To achieve its objectives ODASP has produced research results at the intersection of the fields of theoretical linguistics, lexical resources and ontologies for information systems, leveraging on the conceptual structures studied in the field of philosophical ontology. These results constitute the material of international journal and conference articles, and have given the occasion to set up new networks of collaborations.

* Among the strategies of WordNet to represent inherent nominal systematic polysemy is the use of multiple inheritance. While this introduces notorious structural inconsistencies, this is also a feature that has been exploited by ODASP, combined with measures of semantic similarity, to identify the proportion of WordNet that is affected by this kind of polysemy.

* To solve the inconsistencies induced by nominal systematic polysemy, ODASP proposes to introduce a novel kind of semantic relation in WordNet: a constitution relation (and its “dot” counterpart). This implies carefully distinguishing between complex meanings that constitute a separate semantic hierarchy, from the simple meanings that compose them, and that fall under the categories of the existing top-level of WordNet.

* ODASP proposes a formal ontological theory of the constitution/dot relation, that is, an axiomatic representation of the relation based on DOLCE high-level ontology. Used as an ontological backbone of WordNet, this formal theory provides the required tools to make semantic inferences.
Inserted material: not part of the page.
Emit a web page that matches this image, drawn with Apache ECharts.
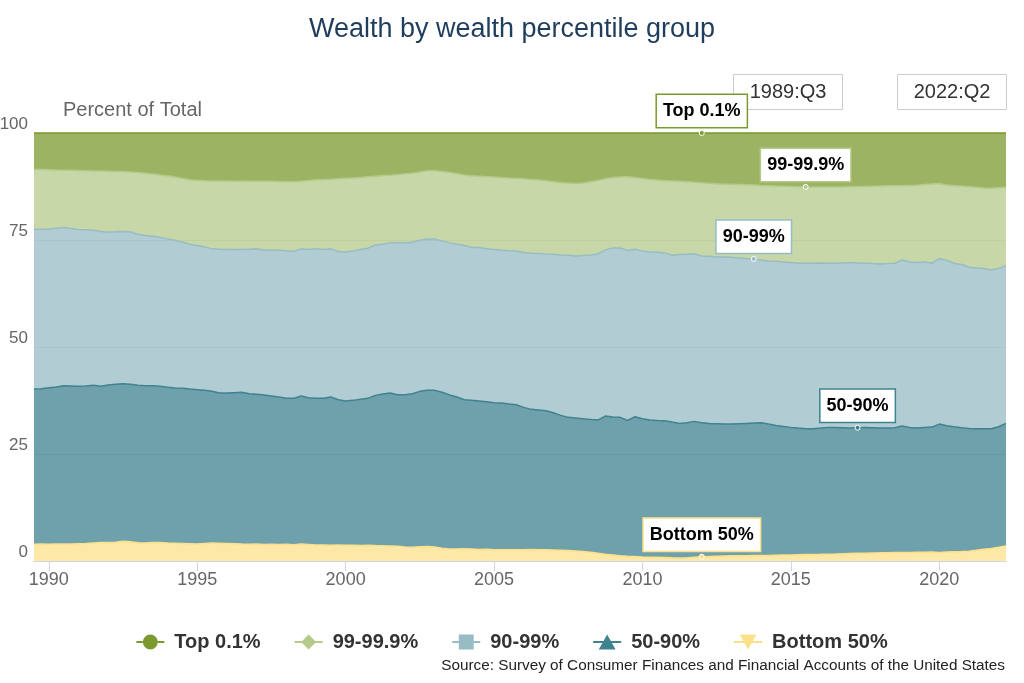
<!DOCTYPE html>
<html>
<head>
<meta charset="utf-8">
<script src="https://cdn.jsdelivr.net/npm/echarts@6.0.0/dist/echarts.min.js"></script>
<style>html,body{margin:0;padding:0;background:#fff}#c{width:1024px;height:683px}</style>
</head>
<body>
<div id="c"></div>
<script>
// Quarterly categories 1989:Q3 .. 2022:Q2
const quarters = [];
for (let y = 1989; y <= 2022; y++) {
  for (let q = 1; q <= 4; q++) {
    if ((y === 1989 && q < 3) || (y === 2022 && q > 2)) continue;
    quarters.push(y + ':Q' + q);
  }
}

const bottom50 = [
  3.9, 3.95, 3.9, 3.95, 4.0, 4.0, 4.05, 4.1, 4.2, 4.3,
  4.35, 4.4, 4.6, 4.5, 4.25, 4.2, 4.3, 4.3, 4.2, 4.15,
  4.1, 4.05, 4.0, 4.1, 4.2, 4.15, 4.1, 4.05, 3.95, 3.9,
  3.95, 3.85, 3.9, 3.85, 3.9, 3.8, 3.95, 3.85, 3.75, 3.75,
  3.7, 3.75, 3.7, 3.7, 3.65, 3.7, 3.6, 3.55, 3.5, 3.45,
  3.3, 3.2, 3.35, 3.4, 3.3, 3.0, 2.8, 2.8, 2.85, 2.8,
  2.7, 2.75, 2.65, 2.6, 2.6, 2.65, 2.65, 2.7, 2.65, 2.6,
  2.55, 2.5, 2.45, 2.35, 2.2, 2.05, 1.8, 1.55, 1.4, 1.2,
  1.1, 1.05, 0.95, 0.9, 0.85, 0.8, 0.75, 0.72, 0.75, 0.9,
  1.0, 1.05, 1.1, 1.15, 1.2, 1.2, 1.25, 1.28, 1.3, 1.3,
  1.35, 1.38, 1.4, 1.45, 1.5, 1.52, 1.55, 1.6, 1.62, 1.7,
  1.75, 1.8, 1.83, 1.88, 1.9, 1.95, 1.98, 2.0, 2.0, 2.05,
  2.05, 2.08, 2.0, 2.1, 2.15, 2.2, 2.3, 2.5, 2.75, 2.95,
  3.2, 3.5
];

const p50to90 = [
  36.28, 36.31, 36.60, 36.70, 36.96, 36.89, 36.76, 36.79, 36.84, 36.51,
  36.77, 36.88, 36.83, 36.78, 36.79, 36.76, 36.66, 36.51, 36.37, 36.27,
  36.24, 36.13, 36.03, 35.77, 35.44, 35.10, 35.15, 35.28, 35.46, 35.19,
  34.99, 34.93, 34.65, 34.46, 34.10, 34.20, 34.60, 34.31, 34.25, 34.25,
  34.61, 33.94, 33.68, 33.83, 34.12, 34.30, 35.10, 35.47, 35.75, 35.41,
  35.56, 35.89, 36.29, 36.47, 36.57, 36.41, 35.98, 35.51, 34.84, 34.73,
  34.68, 34.47, 34.34, 34.31, 34.08, 33.87, 33.24, 32.73, 32.62, 32.51,
  32.10, 31.52, 31.11, 31.05, 31.04, 31.04, 31.13, 32.32, 32.23, 32.36,
  31.75, 32.66, 32.29, 32.03, 32.00, 31.98, 31.71, 31.43, 31.56, 31.72,
  31.31, 31.10, 30.97, 30.84, 30.79, 30.87, 30.90, 30.95, 31.01, 30.69,
  30.33, 30.07, 29.82, 29.61, 29.41, 29.39, 29.51, 29.62, 29.60, 29.44,
  29.31, 29.34, 29.39, 29.26, 29.16, 29.11, 29.16, 29.53, 29.22, 29.01,
  29.17, 29.21, 29.99, 29.51, 29.22, 28.94, 28.68, 28.41, 28.16, 27.96,
  28.17, 28.65
];

const p90to99 = [
  37.27, 37.27, 37.03, 37.11, 36.96, 36.79, 36.64, 36.48, 36.25, 36.17,
  35.70, 35.62, 35.55, 35.62, 35.32, 35.08, 34.93, 34.77, 34.69, 34.53,
  34.15, 33.84, 33.68, 33.52, 33.29, 33.60, 33.52, 33.44, 33.36, 33.76,
  33.99, 33.83, 34.06, 34.30, 34.46, 34.30, 34.38, 34.61, 34.93, 34.77,
  34.62, 34.61, 34.77, 34.93, 35.00, 35.08, 35.16, 35.00, 35.08, 35.47,
  35.47, 35.40, 35.31, 35.39, 35.39, 35.39, 35.55, 35.71, 36.02, 35.71,
  35.86, 35.71, 35.78, 35.70, 35.78, 35.93, 36.18, 36.48, 36.56, 36.64,
  37.03, 37.50, 37.88, 37.89, 38.13, 38.43, 38.82, 38.82, 39.53, 39.60,
  39.68, 39.14, 39.22, 39.29, 39.29, 39.21, 38.98, 39.45, 39.37, 39.13,
  38.98, 39.06, 38.98, 39.06, 38.99, 38.75, 38.51, 38.36, 38.04, 38.13,
  38.36, 38.43, 38.51, 38.51, 38.66, 38.66, 38.59, 38.35, 38.35, 38.51,
  38.67, 38.51, 38.35, 38.35, 38.36, 38.43, 38.43, 38.82, 38.66, 38.67,
  38.66, 38.28, 38.67, 38.59, 38.20, 38.12, 37.66, 37.57, 37.41, 37.10,
  36.95, 36.80
];

const p99to999 = [
  14.05, 13.92, 13.87, 13.59, 13.38, 13.62, 13.80, 13.83, 13.86, 14.12,
  14.23, 14.10, 14.02, 14.00, 14.39, 14.56, 14.51, 14.62, 14.74, 14.75,
  14.91, 15.08, 15.24, 15.46, 15.87, 15.95, 16.03, 15.98, 16.03, 15.90,
  15.82, 16.09, 16.09, 16.04, 16.14, 16.30, 15.82, 16.13, 16.17, 16.33,
  16.27, 17.00, 17.25, 17.04, 16.83, 16.67, 16.04, 16.03, 15.82, 15.97,
  16.12, 16.11, 15.95, 15.94, 15.99, 16.20, 16.47, 16.48, 16.49, 16.76,
  16.66, 16.87, 16.93, 16.99, 17.04, 17.00, 17.23, 17.24, 17.17, 17.10,
  16.92, 16.88, 16.86, 16.91, 16.93, 17.08, 17.15, 16.61, 16.44, 16.54,
  17.27, 16.75, 16.89, 16.93, 16.86, 16.86, 17.36, 17.10, 16.92, 16.75,
  17.11, 17.04, 17.10, 17.00, 17.02, 17.13, 17.24, 17.26, 17.40, 17.58,
  17.56, 17.67, 17.77, 17.88, 17.83, 17.83, 17.75, 17.83, 17.83, 17.75,
  17.72, 17.85, 17.93, 18.06, 18.18, 18.16, 18.13, 17.35, 17.87, 18.07,
  18.07, 18.53, 17.54, 17.65, 18.13, 18.34, 18.81, 18.82, 18.83, 19.09,
  18.88, 18.35
];

const top01 = [
  8.5, 8.55, 8.6, 8.65, 8.7, 8.7, 8.75, 8.8, 8.85, 8.9,
  8.95, 9.0, 9.0, 9.1, 9.25, 9.4, 9.6, 9.8, 10.0, 10.3,
  10.6, 10.9, 11.05, 11.15, 11.2, 11.2, 11.2, 11.25, 11.2, 11.25,
  11.25, 11.3, 11.3, 11.35, 11.4, 11.4, 11.25, 11.1, 10.9, 10.9,
  10.8, 10.7, 10.6, 10.5, 10.4, 10.25, 10.1, 9.95, 9.85, 9.7,
  9.55, 9.4, 9.1, 8.8, 8.75, 9.0, 9.2, 9.5, 9.8, 10.0,
  10.1, 10.2, 10.3, 10.4, 10.5, 10.55, 10.7, 10.85, 11.0, 11.15,
  11.4, 11.6, 11.7, 11.8, 11.7, 11.4, 11.1, 10.7, 10.4, 10.3,
  10.2, 10.4, 10.65, 10.85, 11.0, 11.15, 11.2, 11.3, 11.4, 11.5,
  11.6, 11.75, 11.85, 11.95, 12.0, 12.05, 12.1, 12.15, 12.25, 12.3,
  12.4, 12.45, 12.5, 12.55, 12.6, 12.6, 12.6, 12.6, 12.6, 12.6,
  12.55, 12.5, 12.5, 12.45, 12.4, 12.35, 12.3, 12.3, 12.25, 12.2,
  12.05, 11.9, 11.8, 12.15, 12.3, 12.4, 12.55, 12.7, 12.85, 12.9,
  12.8, 12.7
];

// Stack order (bottom -> top)
const seriesNames = ['Bottom 50%', '50-90%', '90-99%', '99-99.9%', 'Top 0.1%'];
const seriesValues = [bottom50, p50to90, p90to99, p99to999, top01];
const seriesColors = ['#fde08a', '#3f8290', '#97bcc4', '#b4c98a', '#7a9a2e'];
const calloutAt = ['2012:Q1', '2017:Q2', '2013:Q4', '2015:Q3', '2012:Q1'];
const legendOrder = ['Top 0.1%', '99-99.9%', '90-99%', '50-90%', 'Bottom 50%'];
const yTicks = { min: 0, max: 100, step: 25 };
const titleText = 'Wealth by wealth percentile group';
const yTitle = 'Percent of Total';
const sourceText = 'Source: Survey of Consumer Finances and Financial Accounts of the United States';

const FONT = '"Liberation Sans", Arial, Helvetica, sans-serif';
const legendIcons = {
  'Top 0.1%': 'path://M0,9H7V11H0Z M23,9H30V11H23Z M7,10A8,8 0 1 1 23,10A8,8 0 1 1 7,10Z',
  '99-99.9%': 'path://M0,9H8V11H0Z M22,9H30V11H22Z M15,2L23,10L15,18L7,10Z',
  '90-99%': 'path://M0,9H7V11H0Z M23,9H30V11H23Z M7,2H23V18H7Z',
  '50-90%': 'path://M0,9H11V11H0Z M19,9H30V11H19Z M15,2L24,18L6,18Z',
  'Bottom 50%': 'path://M0,9H11V11H0Z M19,9H30V11H19Z M6,2L24,2L15,18Z'
};

const isFiveYear = (idx, val) => val.endsWith(':Q1') && (+val.slice(0, 4)) % 5 === 0;

const chart = echarts.init(document.getElementById('c'), null, { renderer: 'canvas' });

const option = {
  animation: false,
  backgroundColor: '#fff',
  textStyle: { fontFamily: FONT },
  title: {
    text: titleText, left: 'center', top: 11,
    textStyle: { color: '#1f3d5c', fontSize: 27, fontWeight: 'normal', fontFamily: FONT }
  },
  grid: { left: 34, right: 18, top: 133, bottom: 122, containLabel: false, outerBoundsMode: 'none' },
  legend: {
    left: 'center', top: 627, itemWidth: 28, itemHeight: 16, itemGap: 34,
    selectedMode: false,
    textStyle: { fontSize: 20, fontWeight: 'bold', color: '#333', fontFamily: FONT, padding: [0, 0, 0, 5] },
    data: legendOrder.map(n => ({ name: n, icon: legendIcons[n] }))
  },
  xAxis: {
    type: 'category', data: quarters, boundaryGap: false,
    axisLine: { show: true, lineStyle: { color: '#ccd6eb', width: 1 } },
    axisTick: { show: true, length: 10, interval: isFiveYear, lineStyle: { color: '#ccd6eb', width: 1 } },
    axisLabel: { interval: isFiveYear, formatter: v => v.slice(0, 4), color: '#666', fontSize: 18, margin: 10, fontFamily: FONT },
    splitLine: { show: false }
  },
  yAxis: {
    type: 'value', min: yTicks.min, max: yTicks.max, interval: yTicks.step,
    axisLine: { show: false }, axisTick: { show: false },
    axisLabel: { color: '#666', fontSize: 17, margin: 6, verticalAlign: 'bottom', fontFamily: FONT },
    splitLine: { show: true, lineStyle: { color: '#e0e0e0', width: 1 } }
  },
  graphic: [
    { type: 'text', z: 0, x: 63, y: 110, style: { text: yTitle, fill: '#666', fontSize: 20, fontFamily: FONT, align: 'left', verticalAlign: 'middle' } },
    { type: 'rect', z: 0, shape: { x: 733.5, y: 74.5, width: 109, height: 35 }, style: { fill: '#fff', stroke: '#cccccc', lineWidth: 1 } },
    { type: 'text', z: 0, x: 788, y: 92, style: { text: quarters[0], fill: '#333', fontSize: 20, fontFamily: FONT, align: 'center', verticalAlign: 'middle' } },
    { type: 'rect', z: 0, shape: { x: 897.5, y: 74.5, width: 109, height: 35 }, style: { fill: '#fff', stroke: '#cccccc', lineWidth: 1 } },
    { type: 'text', z: 0, x: 952, y: 92, style: { text: quarters[quarters.length - 1], fill: '#333', fontSize: 20, fontFamily: FONT, align: 'center', verticalAlign: 'middle' } },
    { type: 'text', z: 0, x: 1005, y: 666, style: { text: sourceText, fill: '#222', fontSize: 15.3, fontFamily: FONT, align: 'right', verticalAlign: 'middle' } }
  ],
  series: seriesNames.map((name, s) => ({
    name: name,
    type: 'line',
    stack: 'total',
    symbol: 'none',
    showSymbol: true,
    showAllSymbol: true,
    clip: false,
    z: 10 - s,
    emphasis: { disabled: true },
    lineStyle: { width: 1.5, color: seriesColors[s] },
    itemStyle: { color: seriesColors[s] },
    areaStyle: { color: seriesColors[s], opacity: 0.75 },
    data: seriesValues[s].map((v, i) => quarters[i] === calloutAt[s] ? {
      value: v,
      symbol: 'circle',
      symbolSize: 5,
      itemStyle: { color: seriesColors[s], borderColor: '#ffffff', borderWidth: 1 },
      label: {
        show: true, position: 'top', distance: 3, formatter: name,
        color: '#000', fontSize: 18, fontWeight: 'bold', fontFamily: FONT,
        backgroundColor: '#fff', borderColor: seriesColors[s], borderWidth: 1.5,
        padding: [7, 6, 7, 6]
      }
    } : v)
  }))
};

chart.setOption(option);
</script>
</body>
</html>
* While there are other ontologies based on WordNet’s structure which propose to inventory complex categories corresponding to patterns of systematic polysemy (CoreLex being the most influential), they present significant drawbacks due to the purely distributional methods employed. In particular, (i) they preserve WordNet’s structure and thus inherit its inconsistencies, and (ii) they do not distinguish among different kinds of systematic polysemy that actually reflect different ontological relations and constraints. ODASP avoids these two significant limitations, by adopting a top-down ontology driven approach, based on prior careful conceptual analysis of the ontological constraints and relations underlying the semantic phenomenon of inherent nominal systematic polysemy.

* The research conducted reveals the conceptual categorization problem underlying the lexical phenomenon of inherent nominal systematic polysemy. In so doing, it establishes the relevance of the obtained results for ontologies in general, beyond the limited range of linguistic ontologies. The ontology based approach, adopted for the study of these linguistic phenomena, is thus expected to find important applications beyond the scope of lexical ontologies and WordNet in particular. It provides for principles of categorization that can improve the performance of many ontology driven knowledge management systems (e.g. ODASP has studied the particular case of the Unified Medical Language System, an ontology widely used by biomedical information systems and services).

* Finally, ODASP was engaged in knowledge transfer at the University level through collaboration with the University of Pavia and the co-supervision of one MSc student at the University of Trento on ontological and corpus based methods for the study of systematic polysemy. Knowledge transfer was also pursued at the European and international level, through research collaborations with the IRIT laboratory of the CNRS in Toulouse (France), and the Princeton team in charge of the english WordNet in the United States.